A Record 25 Million Young Americans Are Still Living at Home
A record 25.2 million adults under 35 lived with their parents in 2025, according to new data from Realtor.com. This shift, affecting one in three young adults, highlights a persistent housing affordability crisis where even those with steady employment and college degrees are effectively locked out of independent living.

The current co-residence rate of 33% remains near the 2020 all-time high, marking a departure from historical norms. If early 2000s living patterns held, 4.86 million fewer young adults would be residing with their parents today. Instead, the combination of a national median home price of $430,000—up 34.4% since 2019—and soaring rents has created a bottleneck in household formation.
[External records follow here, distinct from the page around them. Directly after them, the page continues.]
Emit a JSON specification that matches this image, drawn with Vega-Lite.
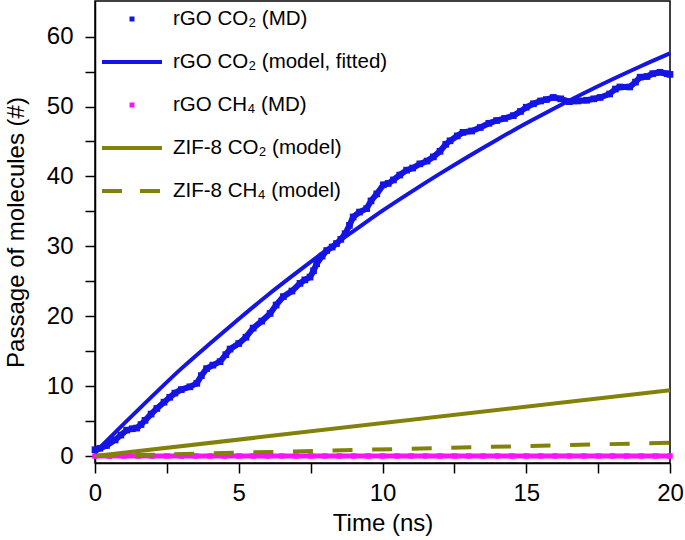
{
  "$schema": "https://vega.github.io/schema/vega-lite/v6.json",
  "width": 575,
  "height": 462,
  "autosize": "none",
  "padding": {"left": 95, "top": 1, "right": 15, "bottom": 77},
  "background": "white",
  "config": {
    "font": "Liberation Sans",
    "view": {"stroke": "black", "strokeWidth": 1.5},
    "axis": {
      "domainColor": "black", "domainWidth": 1.5, "tickColor": "black", "tickWidth": 1.5,
      "labelColor": "black", "labelFontSize": 24, "labelFont": "Liberation Sans",
      "titleColor": "black", "titleFontSize": 24, "titleFont": "Liberation Sans", "titleFontWeight": "normal",
      "grid": false, "tickSize": 10
    }
  },
  "datasets": {
    "md_co2": [
      {"series":"rGO CO₂ (MD)","t":0.0,"n":0.9},{"series":"rGO CO₂ (MD)","t":0.17,"n":1.1},{"series":"rGO CO₂ (MD)","t":0.4,"n":1.5},{"series":"rGO CO₂ (MD)","t":0.7,"n":2.3},{"series":"rGO CO₂ (MD)","t":0.9,"n":3.0},{"series":"rGO CO₂ (MD)","t":1.1,"n":3.7},{"series":"rGO CO₂ (MD)","t":1.3,"n":3.9},{"series":"rGO CO₂ (MD)","t":1.45,"n":4.0},{"series":"rGO CO₂ (MD)","t":1.6,"n":4.5},{"series":"rGO CO₂ (MD)","t":1.74,"n":5.1},{"series":"rGO CO₂ (MD)","t":1.95,"n":6.0},{"series":"rGO CO₂ (MD)","t":2.15,"n":6.8},{"series":"rGO CO₂ (MD)","t":2.4,"n":7.7},{"series":"rGO CO₂ (MD)","t":2.6,"n":8.4},{"series":"rGO CO₂ (MD)","t":2.78,"n":9.0},{"series":"rGO CO₂ (MD)","t":3.0,"n":9.5},{"series":"rGO CO₂ (MD)","t":3.3,"n":9.9},{"series":"rGO CO₂ (MD)","t":3.54,"n":10.4},{"series":"rGO CO₂ (MD)","t":3.7,"n":11.5},{"series":"rGO CO₂ (MD)","t":3.88,"n":12.5},{"series":"rGO CO₂ (MD)","t":4.1,"n":13.0},{"series":"rGO CO₂ (MD)","t":4.35,"n":13.5},{"series":"rGO CO₂ (MD)","t":4.55,"n":14.5},{"series":"rGO CO₂ (MD)","t":4.7,"n":15.3},{"series":"rGO CO₂ (MD)","t":5.0,"n":16.1},{"series":"rGO CO₂ (MD)","t":5.25,"n":17.0},{"series":"rGO CO₂ (MD)","t":5.5,"n":18.3},{"series":"rGO CO₂ (MD)","t":5.8,"n":19.3},{"series":"rGO CO₂ (MD)","t":6.09,"n":20.4},{"series":"rGO CO₂ (MD)","t":6.3,"n":21.6},{"series":"rGO CO₂ (MD)","t":6.55,"n":22.8},{"series":"rGO CO₂ (MD)","t":6.85,"n":23.6},{"series":"rGO CO₂ (MD)","t":7.13,"n":24.7},{"series":"rGO CO₂ (MD)","t":7.3,"n":25.2},{"series":"rGO CO₂ (MD)","t":7.48,"n":25.6},{"series":"rGO CO₂ (MD)","t":7.6,"n":26.5},{"series":"rGO CO₂ (MD)","t":7.71,"n":27.5},{"series":"rGO CO₂ (MD)","t":7.9,"n":28.6},{"series":"rGO CO₂ (MD)","t":8.06,"n":29.4},{"series":"rGO CO₂ (MD)","t":8.25,"n":29.9},{"series":"rGO CO₂ (MD)","t":8.4,"n":30.4},{"series":"rGO CO₂ (MD)","t":8.55,"n":31.0},{"series":"rGO CO₂ (MD)","t":8.7,"n":31.8},{"series":"rGO CO₂ (MD)","t":8.85,"n":33.0},{"series":"rGO CO₂ (MD)","t":8.98,"n":34.2},{"series":"rGO CO₂ (MD)","t":9.2,"n":34.9},{"series":"rGO CO₂ (MD)","t":9.45,"n":35.4},{"series":"rGO CO₂ (MD)","t":9.6,"n":36.5},{"series":"rGO CO₂ (MD)","t":9.8,"n":37.5},{"series":"rGO CO₂ (MD)","t":10.03,"n":38.8},{"series":"rGO CO₂ (MD)","t":10.2,"n":39.0},{"series":"rGO CO₂ (MD)","t":10.38,"n":39.5},{"series":"rGO CO₂ (MD)","t":10.6,"n":40.2},{"series":"rGO CO₂ (MD)","t":10.84,"n":40.9},{"series":"rGO CO₂ (MD)","t":11.05,"n":41.2},{"series":"rGO CO₂ (MD)","t":11.3,"n":41.8},{"series":"rGO CO₂ (MD)","t":11.55,"n":42.2},{"series":"rGO CO₂ (MD)","t":11.77,"n":42.8},{"series":"rGO CO₂ (MD)","t":12.0,"n":43.6},{"series":"rGO CO₂ (MD)","t":12.2,"n":44.6},{"series":"rGO CO₂ (MD)","t":12.35,"n":45.1},{"series":"rGO CO₂ (MD)","t":12.6,"n":45.8},{"series":"rGO CO₂ (MD)","t":12.8,"n":46.3},{"series":"rGO CO₂ (MD)","t":13.1,"n":46.5},{"series":"rGO CO₂ (MD)","t":13.4,"n":47.0},{"series":"rGO CO₂ (MD)","t":13.7,"n":47.6},{"series":"rGO CO₂ (MD)","t":13.97,"n":48.0},{"series":"rGO CO₂ (MD)","t":14.25,"n":48.3},{"series":"rGO CO₂ (MD)","t":14.55,"n":48.7},{"series":"rGO CO₂ (MD)","t":14.8,"n":49.3},{"series":"rGO CO₂ (MD)","t":15.0,"n":49.9},{"series":"rGO CO₂ (MD)","t":15.25,"n":50.4},{"series":"rGO CO₂ (MD)","t":15.5,"n":50.8},{"series":"rGO CO₂ (MD)","t":15.7,"n":51.0},{"series":"rGO CO₂ (MD)","t":15.94,"n":51.3},{"series":"rGO CO₂ (MD)","t":16.2,"n":51.1},{"series":"rGO CO₂ (MD)","t":16.5,"n":50.7},{"series":"rGO CO₂ (MD)","t":16.8,"n":50.8},{"series":"rGO CO₂ (MD)","t":17.1,"n":50.9},{"series":"rGO CO₂ (MD)","t":17.35,"n":51.1},{"series":"rGO CO₂ (MD)","t":17.57,"n":51.3},{"series":"rGO CO₂ (MD)","t":17.9,"n":51.8},{"series":"rGO CO₂ (MD)","t":18.1,"n":52.5},{"series":"rGO CO₂ (MD)","t":18.26,"n":52.8},{"series":"rGO CO₂ (MD)","t":18.6,"n":52.8},{"series":"rGO CO₂ (MD)","t":18.8,"n":53.5},{"series":"rGO CO₂ (MD)","t":18.96,"n":54.2},{"series":"rGO CO₂ (MD)","t":19.2,"n":54.3},{"series":"rGO CO₂ (MD)","t":19.4,"n":54.7},{"series":"rGO CO₂ (MD)","t":19.65,"n":54.9},{"series":"rGO CO₂ (MD)","t":19.9,"n":54.7},{"series":"rGO CO₂ (MD)","t":20.0,"n":54.6}
    ],
    "model_co2": [
      {"series":"rGO CO₂ (model, fitted)","t":0,"n":0.5},{"series":"rGO CO₂ (model, fitted)","t":1,"n":4.6},{"series":"rGO CO₂ (model, fitted)","t":2,"n":8.6},{"series":"rGO CO₂ (model, fitted)","t":3,"n":12.5},{"series":"rGO CO₂ (model, fitted)","t":4,"n":16.1},{"series":"rGO CO₂ (model, fitted)","t":5,"n":19.6},{"series":"rGO CO₂ (model, fitted)","t":6,"n":23.0},{"series":"rGO CO₂ (model, fitted)","t":7,"n":26.2},{"series":"rGO CO₂ (model, fitted)","t":8,"n":29.3},{"series":"rGO CO₂ (model, fitted)","t":9,"n":32.2},{"series":"rGO CO₂ (model, fitted)","t":10,"n":35.1},{"series":"rGO CO₂ (model, fitted)","t":11,"n":37.8},{"series":"rGO CO₂ (model, fitted)","t":12,"n":40.4},{"series":"rGO CO₂ (model, fitted)","t":13,"n":42.9},{"series":"rGO CO₂ (model, fitted)","t":14,"n":45.3},{"series":"rGO CO₂ (model, fitted)","t":15,"n":47.6},{"series":"rGO CO₂ (model, fitted)","t":16,"n":49.8},{"series":"rGO CO₂ (model, fitted)","t":17,"n":51.9},{"series":"rGO CO₂ (model, fitted)","t":18,"n":53.9},{"series":"rGO CO₂ (model, fitted)","t":19,"n":55.8},{"series":"rGO CO₂ (model, fitted)","t":20,"n":57.6}
    ],
    "md_ch4": [
      {"series":"rGO CH₄ (MD)","t":0,"n":0},{"series":"rGO CH₄ (MD)","t":0.5,"n":0},{"series":"rGO CH₄ (MD)","t":1,"n":0},{"series":"rGO CH₄ (MD)","t":1.5,"n":0},{"series":"rGO CH₄ (MD)","t":2,"n":0},{"series":"rGO CH₄ (MD)","t":2.5,"n":0},{"series":"rGO CH₄ (MD)","t":3,"n":0},{"series":"rGO CH₄ (MD)","t":3.5,"n":0},{"series":"rGO CH₄ (MD)","t":4,"n":0},{"series":"rGO CH₄ (MD)","t":4.5,"n":0},{"series":"rGO CH₄ (MD)","t":5,"n":0},{"series":"rGO CH₄ (MD)","t":5.5,"n":0},{"series":"rGO CH₄ (MD)","t":6,"n":0},{"series":"rGO CH₄ (MD)","t":6.5,"n":0},{"series":"rGO CH₄ (MD)","t":7,"n":0},{"series":"rGO CH₄ (MD)","t":7.5,"n":0},{"series":"rGO CH₄ (MD)","t":8,"n":0},{"series":"rGO CH₄ (MD)","t":8.5,"n":0},{"series":"rGO CH₄ (MD)","t":9,"n":0},{"series":"rGO CH₄ (MD)","t":9.5,"n":0},{"series":"rGO CH₄ (MD)","t":10,"n":0},{"series":"rGO CH₄ (MD)","t":10.5,"n":0},{"series":"rGO CH₄ (MD)","t":11,"n":0},{"series":"rGO CH₄ (MD)","t":11.5,"n":0},{"series":"rGO CH₄ (MD)","t":12,"n":0},{"series":"rGO CH₄ (MD)","t":12.5,"n":0},{"series":"rGO CH₄ (MD)","t":13,"n":0},{"series":"rGO CH₄ (MD)","t":13.5,"n":0},{"series":"rGO CH₄ (MD)","t":14,"n":0},{"series":"rGO CH₄ (MD)","t":14.5,"n":0},{"series":"rGO CH₄ (MD)","t":15,"n":0},{"series":"rGO CH₄ (MD)","t":15.5,"n":0},{"series":"rGO CH₄ (MD)","t":16,"n":0},{"series":"rGO CH₄ (MD)","t":16.5,"n":0},{"series":"rGO CH₄ (MD)","t":17,"n":0},{"series":"rGO CH₄ (MD)","t":17.5,"n":0},{"series":"rGO CH₄ (MD)","t":18,"n":0},{"series":"rGO CH₄ (MD)","t":18.5,"n":0},{"series":"rGO CH₄ (MD)","t":19,"n":0},{"series":"rGO CH₄ (MD)","t":19.5,"n":0},{"series":"rGO CH₄ (MD)","t":20,"n":0}
    ],
    "zif_co2": [
      {"series":"ZIF-8 CO₂ (model)","t":0,"n":0},{"series":"ZIF-8 CO₂ (model)","t":20,"n":9.4}
    ],
    "zif_ch4": [
      {"series":"ZIF-8 CH₄ (model)","t":0,"n":0},{"series":"ZIF-8 CH₄ (model)","t":20,"n":1.9}
    ]
  },
  "encoding": {
    "x": {
      "field": "t", "type": "quantitative",
      "scale": {"domain": [0, 20], "nice": false, "zero": false},
      "axis": {
        "title": "Time (ns)",
        "values": [0, 2.5, 5, 7.5, 10, 12.5, 15, 17.5, 20],
        "labelExpr": "datum.value % 5 === 0 ? datum.label : ''",
        "labelPadding": 8,
        "titlePadding": 6,
        "labelFlush": false,
        "encode": {"ticks": {"update": {"y2": {"signal": "datum.value % 5 === 0 ? 10 : 5"}}}}
      }
    },
    "y": {
      "field": "n", "type": "quantitative",
      "scale": {"domain": [-1, 65.1], "nice": false, "zero": false},
      "axis": {
        "title": "Passage of molecules (#)",
        "values": [0, 5, 10, 15, 20, 25, 30, 35, 40, 45, 50, 55, 60],
        "labelExpr": "datum.value % 10 === 0 ? datum.label : ''",
        "labelPadding": 12,
        "titlePadding": 18,
        "labelFlush": false,
        "encode": {"ticks": {"update": {"x2": {"signal": "datum.value % 10 === 0 ? -10 : -5"}}}}
      }
    },
    "color": {
      "field": "series", "type": "nominal",
      "scale": {
        "domain": ["rGO CO₂ (MD)", "rGO CO₂ (model, fitted)", "rGO CH₄ (MD)", "ZIF-8 CO₂ (model)", "ZIF-8 CH₄ (model)"],
        "range": ["#1414e6", "#1414e6", "#ff10ff", "#82820a", "#82820a"]
      },
      "legend": {
        "orient": "none", "legendX": 5, "legendY": -14, "title": null, "padding": 0,
        "symbolType": "stroke", "symbolSize": 3600, "symbolStrokeWidth": 4,
        "labelFontSize": 20.5, "labelFont": "Liberation Sans", "labelColor": "black", "labelOffset": 9,
        "rowPadding": 0, "labelLimit": 400,
        "encode": {
          "symbols": {
            "update": {
              "shape": {"signal": "(datum.value == 'rGO CO₂ (MD)' || datum.value == 'rGO CH₄ (MD)') ? 'square' : 'stroke'"},
              "size": {"signal": "(datum.value == 'rGO CO₂ (MD)' || datum.value == 'rGO CH₄ (MD)') ? 1 : 3600"},
              "strokeDash": {"signal": "datum.value == 'ZIF-8 CH₄ (model)' ? '20,18' : 'none'"}
            }
          }
        }
      }
    }
  },
  "layer": [
    {"data": {"name": "md_ch4"}, "mark": {"type": "line", "strokeWidth": 5}},
    {"data": {"name": "md_ch4"}, "mark": {"type": "point", "shape": "square", "filled": true, "opacity": 1, "size": 30}},
    {"data": {"name": "md_co2"}, "mark": {"type": "line", "strokeWidth": 6}},
    {"data": {"name": "md_co2"}, "mark": {"type": "point", "shape": "square", "filled": true, "opacity": 1, "size": 45}},
    {"data": {"name": "model_co2"}, "mark": {"type": "line", "strokeWidth": 4, "interpolate": "monotone"}},
    {"data": {"name": "zif_co2"}, "mark": {"type": "line", "strokeWidth": 4}},
    {"data": {"name": "zif_ch4"}, "mark": {"type": "line", "strokeWidth": 4, "strokeDash": [20, 19.6]}}
  ]
}
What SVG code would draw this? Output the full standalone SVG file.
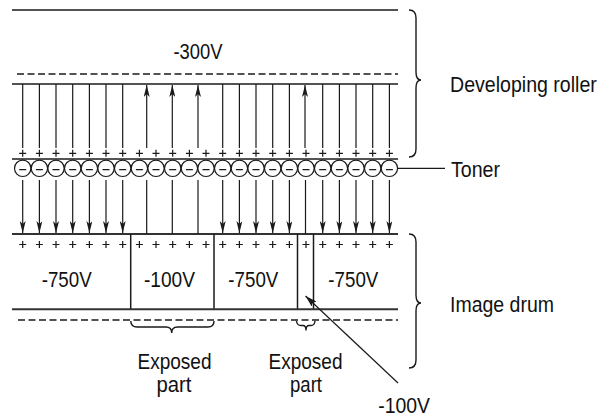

This deficit is rooted in a long-term underproduction of housing, with a current shortage of approximately 4 million homes.
Hannah Jones, senior economist at Realtor.com, emphasizes that the issue is not a failure of the labor market. Among adults aged 25 to 34, roughly 70% are employed, and a significant portion holds four-year degrees. The data suggests that the dream of the 'empty nest' is being deferred by math rather than a lack of ambition. As the typical age of a first-time homebuyer climbs toward 40, this generation faces a compounding disadvantage: every year spent in a childhood bedroom is a year of wealth accumulation lost, further widening the gap between current market reality and traditional milestones.